Renato Seabra now claims he acted as a “conduit for God” when he castrated and killed Carlos Castro.
While the accused killer of Carlos Castro asserted in court filings that “he was acting as a conduit for God” when he killed the 65-year-old Portuguese TV personality and gay activist in a Manhattan hotel last year, he did not tell police that when he gave them a statement roughly 36 hours after the homicide.
“Did he say who told him to commit this crime?” David Touger, the attorney for Renato Seabra, asked Richard Tirelli, a homicide detective, during a September 14 court hearing. Tirelli said “No.”
Castro and Seabra, who turned 23 on September 10, had been involved in an “intimate relationship” since October 2010, Seabra told police, when they traveled to New York City in January of 2011.
They argued and Seabra launched an hour-long attack on Castro. He first strangled Castro, then stabbed him in the face and groin with a corkscrew. After removing Castro’s testicles with the corkscrew, he hit Castro’s head with a computer monitor and “stomped on Carlos’ face while wearing shoes,” according to a paraphrased version of the statement Seabra gave police that was in court filings.
When the January 7 attack was finished, Seabra showered and dressed in a suit. He wandered around Midtown Manhattan, then a cab driver saw the wounds Seabra had made on his wrists and drove him to St. Luke’s Roosevelt Hospital.
Police tried to interview Seabra there, but hospital staff said he was “heavily sedated” and could not speak to them, Tirelli testified. He was transferred to Bellevue Hospital, and police interviewed him there on January 8.
Seabra told police he was “struggling with his homosexuality and his demons” and that “he had second-guessed his sexuality,” said Tirelli, who was reading Seabra’s statement in court. Seabra told Tirelli he became enraged because he “could not control the virus of homosexuality that was spreading throughout the world,” the detective said.
“He made it pretty clear to you that he thought he had made the world a better place by committing these acts, correct?” Touger asked. Tirelli said, “Yes.”
Seabra did not tell police that he was acting on instructions from God. A psychiatrist, Dr. Robert Harris, and Mark H. Goldenthal, a psychologist, both of whom were hired by the defense, diagnosed him with “Bipolar I Disorder, Single Manic Episode, Severe with Psychotic features,” according to a 2011 court filing.
In that same court filing, Touger wrote, “Mr. Seabra developed a manic episode and became fulminantly psychotic. He acted on his delusional ideas when he attacked and killed Mr. Castro. He did not appreciate the wrongfulness of his actions, as he was acting as a conduit for God.”
Touger will use a mental disease or defect defense –– an insanity defense as it is commonly known –– that asserts that Seabra could not tell right from wrong when he killed Castro so he cannot be held criminally liable. If a jury agrees, Seabra will be institutionalized until doctors decide he is no longer a threat.

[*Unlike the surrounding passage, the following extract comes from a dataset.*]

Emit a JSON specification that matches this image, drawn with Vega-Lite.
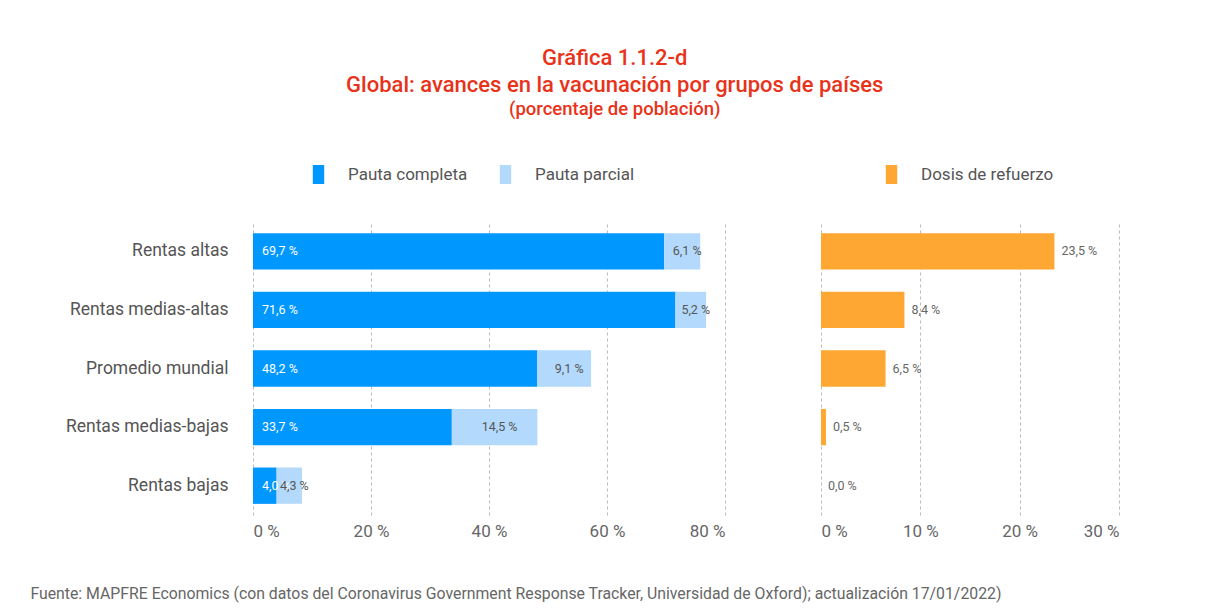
{
  "$schema": "https://vega.github.io/schema/vega-lite/v6.json",
  "background": "white",
  "padding": {"left": 30, "top": 46, "right": 5, "bottom": 5},
  "autosize": {"type": "pad"},
  "title": {
    "text": ["Gráfica 1.1.2-d", "Global: avances en la vacunación por grupos de países"],
    "subtitle": "(porcentaje de población)",
    "anchor": "middle",
    "frame": "bounds",
    "dx": 40,
    "color": "#E8321A",
    "font": "Roboto",
    "fontSize": 22,
    "fontWeight": 500,
    "lineHeight": 27,
    "subtitleColor": "#E8321A",
    "subtitleFont": "Roboto",
    "subtitleFontSize": 18.5,
    "subtitleFontWeight": 500,
    "subtitlePadding": 3,
    "offset": 46
  },
  "datasets": {
    "pauta": [
      {"grupo": "Rentas altas", "serie": "Pauta completa", "orden": 1, "valor": 69.7, "lbl": "69,7 %"},
      {"grupo": "Rentas altas", "serie": "Pauta parcial", "orden": 2, "valor": 6.1, "lbl": "6,1 %"},
      {"grupo": "Rentas medias-altas", "serie": "Pauta completa", "orden": 1, "valor": 71.6, "lbl": "71,6 %"},
      {"grupo": "Rentas medias-altas", "serie": "Pauta parcial", "orden": 2, "valor": 5.2, "lbl": "5,2 %"},
      {"grupo": "Promedio mundial", "serie": "Pauta completa", "orden": 1, "valor": 48.2, "lbl": "48,2 %"},
      {"grupo": "Promedio mundial", "serie": "Pauta parcial", "orden": 2, "valor": 9.1, "lbl": "9,1 %"},
      {"grupo": "Rentas medias-bajas", "serie": "Pauta completa", "orden": 1, "valor": 33.7, "lbl": "33,7 %"},
      {"grupo": "Rentas medias-bajas", "serie": "Pauta parcial", "orden": 2, "valor": 14.5, "lbl": "14,5 %"},
      {"grupo": "Rentas bajas", "serie": "Pauta completa", "orden": 1, "valor": 4.0, "lbl": "4,0 %"},
      {"grupo": "Rentas bajas", "serie": "Pauta parcial", "orden": 2, "valor": 4.3, "lbl": "4,3 %"}
    ],
    "refuerzo": [
      {"grupo": "Rentas altas", "serie": "Dosis de refuerzo", "valor": 23.5, "lbl": "23,5 %"},
      {"grupo": "Rentas medias-altas", "serie": "Dosis de refuerzo", "valor": 8.4, "lbl": "8,4 %"},
      {"grupo": "Promedio mundial", "serie": "Dosis de refuerzo", "valor": 6.5, "lbl": "6,5 %"},
      {"grupo": "Rentas medias-bajas", "serie": "Dosis de refuerzo", "valor": 0.5, "lbl": "0,5 %"},
      {"grupo": "Rentas bajas", "serie": "Dosis de refuerzo", "valor": 0.0, "lbl": "0,0 %"}
    ]
  },
  "spacing": 96,
  "bounds": "flush",
  "resolve": {"scale": {"color": "independent"}},
  "hconcat": [
    {
      "width": 472,
      "height": 293,
      "data": {"name": "pauta"},
      "title": {
        "text": "Fuente: MAPFRE Economics (con datos del Coronavirus Government Response Tracker, Universidad de Oxford); actualización 17/01/2022)",
        "orient": "bottom",
        "anchor": "start",
        "frame": "bounds",
        "font": "Roboto",
        "fontSize": 15.8,
        "fontWeight": "normal",
        "color": "#666666",
        "offset": 48,
        "dx": -35
      },
      "layer": [
        {
          "mark": {"type": "bar"},
          "encoding": {
            "y": {
              "field": "grupo", "type": "nominal",
              "sort": ["Rentas altas", "Rentas medias-altas", "Promedio mundial", "Rentas medias-bajas", "Rentas bajas"],
              "scale": {"paddingInner": 0.38, "paddingOuter": 0.19},
              "axis": {"title": null, "ticks": false, "domain": false, "labelFontSize": 17.5, "labelColor": "#555555", "labelPadding": 25, "labelFont": "Roboto", "labelLimit": 300}
            },
            "x": {
              "field": "valor", "type": "quantitative", "stack": "zero",
              "scale": {"domain": [0, 80], "nice": false},
              "axis": {"title": null, "values": [0, 20, 40, 60, 80], "labelExpr": "datum.value + ' %'", "grid": true, "gridDash": [3, 3], "gridColor": "#BBBBBB", "domain": false, "ticks": false, "labelFontSize": 17, "labelColor": "#666666", "labelPadding": 8, "labelFont": "Roboto"}
            },
            "color": {
              "field": "serie", "type": "nominal",
              "scale": {"domain": ["Pauta completa", "Pauta parcial"], "range": ["#0097FF", "#B3DAFC"]},
              "legend": {"title": null, "orient": "none", "legendX": 56, "legendY": -57, "direction": "horizontal", "symbolType": "M-0.6,-1H0.6V1H-0.6Z", "symbolSize": 361, "symbolStrokeWidth": 0, "labelFontSize": 17, "labelColor": "#555555", "labelFont": "Roboto", "labelOffset": 20, "columnPadding": 28, "padding": 0}
            },
            "order": {"field": "orden"}
          }
        },
        {
          "transform": [
            {"stack": "valor", "groupby": ["grupo"], "sort": [{"field": "orden"}], "as": ["v0", "v1"]},
            {"filter": "datum.orden == 1"}
          ],
          "mark": {"type": "text", "align": "left", "baseline": "middle", "dx": 9, "color": "white", "fontSize": 12.5, "font": "Roboto"},
          "encoding": {
            "y": {"field": "grupo", "type": "nominal", "sort": ["Rentas altas", "Rentas medias-altas", "Promedio mundial", "Rentas medias-bajas", "Rentas bajas"]},
            "x": {"field": "v0", "type": "quantitative"},
            "text": {"field": "lbl"}
          }
        },
        {
          "transform": [
            {"stack": "valor", "groupby": ["grupo"], "sort": [{"field": "orden"}], "as": ["v0", "v1"]},
            {"filter": "datum.orden == 2"},
            {"calculate": "(datum.v0 + datum.v1) / 2", "as": "vm"}
          ],
          "mark": {"type": "text", "align": "center", "baseline": "middle", "dx": 5, "color": "#555555", "fontSize": 12.5, "font": "Roboto"},
          "encoding": {
            "y": {"field": "grupo", "type": "nominal", "sort": ["Rentas altas", "Rentas medias-altas", "Promedio mundial", "Rentas medias-bajas", "Rentas bajas"]},
            "x": {"field": "vm", "type": "quantitative"},
            "text": {"field": "lbl"}
          }
        }
      ]
    },
    {
      "width": 298,
      "height": 293,
      "data": {"name": "refuerzo"},
      "layer": [
        {
          "mark": {"type": "bar"},
          "encoding": {
            "y": {
              "field": "grupo", "type": "nominal",
              "sort": ["Rentas altas", "Rentas medias-altas", "Promedio mundial", "Rentas medias-bajas", "Rentas bajas"],
              "scale": {"paddingInner": 0.38, "paddingOuter": 0.19},
              "axis": null
            },
            "x": {
              "field": "valor", "type": "quantitative",
              "scale": {"domain": [0, 30], "nice": false},
              "axis": {"title": null, "values": [0, 10, 20, 30], "labelExpr": "datum.value + ' %'", "grid": true, "gridDash": [3, 3], "gridColor": "#BBBBBB", "domain": false, "ticks": false, "labelFontSize": 17, "labelColor": "#666666", "labelPadding": 8, "labelFont": "Roboto"}
            },
            "color": {
              "field": "serie", "type": "nominal",
              "scale": {"domain": ["Dosis de refuerzo"], "range": ["#FFA733"]},
              "legend": {"title": null, "orient": "none", "legendX": 61, "legendY": -57, "direction": "horizontal", "symbolType": "M-0.6,-1H0.6V1H-0.6Z", "symbolSize": 361, "symbolStrokeWidth": 0, "labelFontSize": 17, "labelColor": "#555555", "labelFont": "Roboto", "labelOffset": 20, "padding": 0}
            }
          }
        },
        {
          "mark": {"type": "text", "align": "left", "baseline": "middle", "dx": 7, "color": "#666666", "fontSize": 12.5, "font": "Roboto"},
          "encoding": {
            "y": {"field": "grupo", "type": "nominal", "sort": ["Rentas altas", "Rentas medias-altas", "Promedio mundial", "Rentas medias-bajas", "Rentas bajas"]},
            "x": {"field": "valor", "type": "quantitative"},
            "text": {"field": "lbl"}
          }
        }
      ]
    }
  ],
  "config": {
    "view": {"stroke": null},
    "font": "Roboto"
  }
}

Seabra faces one second-degree murder count that alleges he intended to kill Castro. The maximum penalty for second-degree murder is 25-years-to-life.
Juries generally do not like insanity defenses, and they can react badly to defendants who appear to have embellished their stories after the fact. When gay sex is involved in a crime, jurors have at times seen that as a reasonable explanation for behavior they might otherwise deem to be criminal.
Touger also questioned Michael De Almeida, the detective who was the interpreter for the Seabra interview, about any orders from the divine.
“He never mentioned that God instructed him to do this?” Touger asked. De Almeida said, “No, he did not.”
The hearing was held to determine if the statement was taken in accordance with Seabra’s rights. Michael J. Obus, the judge in the case, ruled that Seabra had waived his rights and gave the statement voluntarily so prosecutors can use it at trial.
“I’m satisfied that whatever Mr. Seabra’s condition was the day before… at that time, Mr. Seabra certainly was capable of being interviewed,” Obus said at the close of the hearing.
A doctor at Bellevue told police that Seabra was “coherent, not sedated,” Tirelli testified. De Almeida said Seabra was “calm, cooperative, very comfortable” during the interview.
At the close of the interview, crime scene detectives arrived at the hospital and asked Seabra to voluntarily give them a DNA sample. He refused.
Jury selection will begin on September 19.